“鳥人”大和、満塁ピンチに会心の美技
「交流戦、ロッテ1‐7阪神」(23日、QVC)
難易度Eレベル。真正面の打球。判断を迷わせ、鈍らせる幕張の風。清田の放った中堅手泣かせの飛球を阪神・大和が見せ場に変えた。魅せた。救った。三回、1死満塁。懸命の背走からジャンピング捕球。失点を最小限に食い止め、勝利の礎を築いた。

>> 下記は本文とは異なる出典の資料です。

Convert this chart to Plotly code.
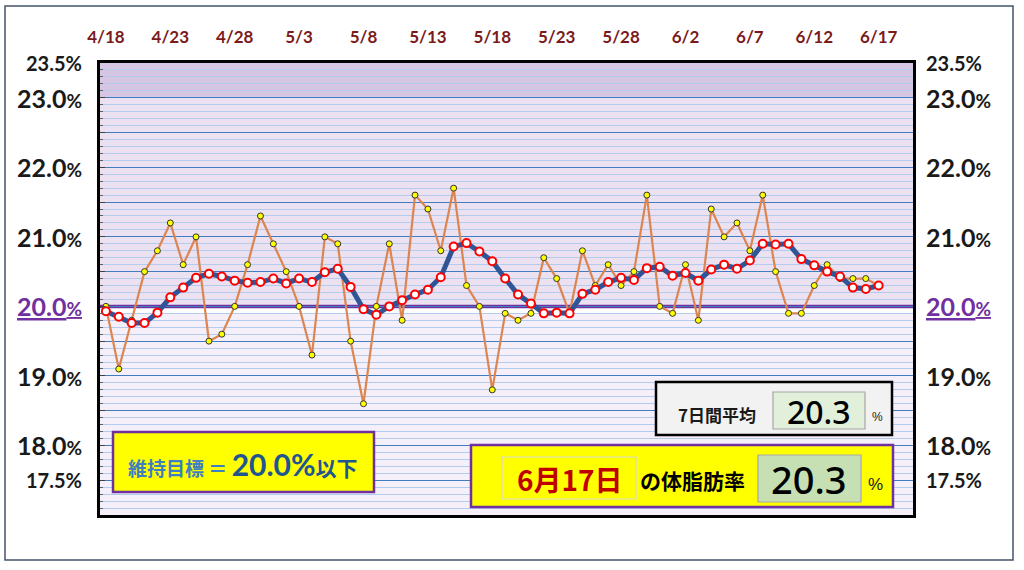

左肩越しの視界に打球を捉えた半身の背走。左から右に流れる風が、いたずらに白球の行方を操作した。だが、大和がプロの技を見せた。素早く体の向きを入れ替え、今度は右肩越しに打球を見つめ、最後は左手を伸ばしてジャンピングキャッチ。越されれば大量失点につながるピンチを1点に防いだ美技。きまぐれなQVCマリンの風を黙らせた。
「昨日(22日)も守ってたし、風も強くなかったので」。三、七回と2度の犠打失敗を犯した大和は、手放しで喜ぶことはなかった。だが、和田監督は「あれはビッグプレー。攻撃の分(ミス)を差し引いても、大きなプレーだった」と褒めちぎり、黒田ヘッドコーチも「今日は大和の守備やな」と値千金の守備を勝因のひとつに挙げた。
失敗は誰にでもある。ミスを引きずらず、いかに次につなげられるかで選手の価値は変わってくる。大和が見せた男の意地。不動のセンターラインを担う存在感。背番号0。グラウンドの一番遠いところから戦況を追う背中が、実に大きく、頼もしく映った。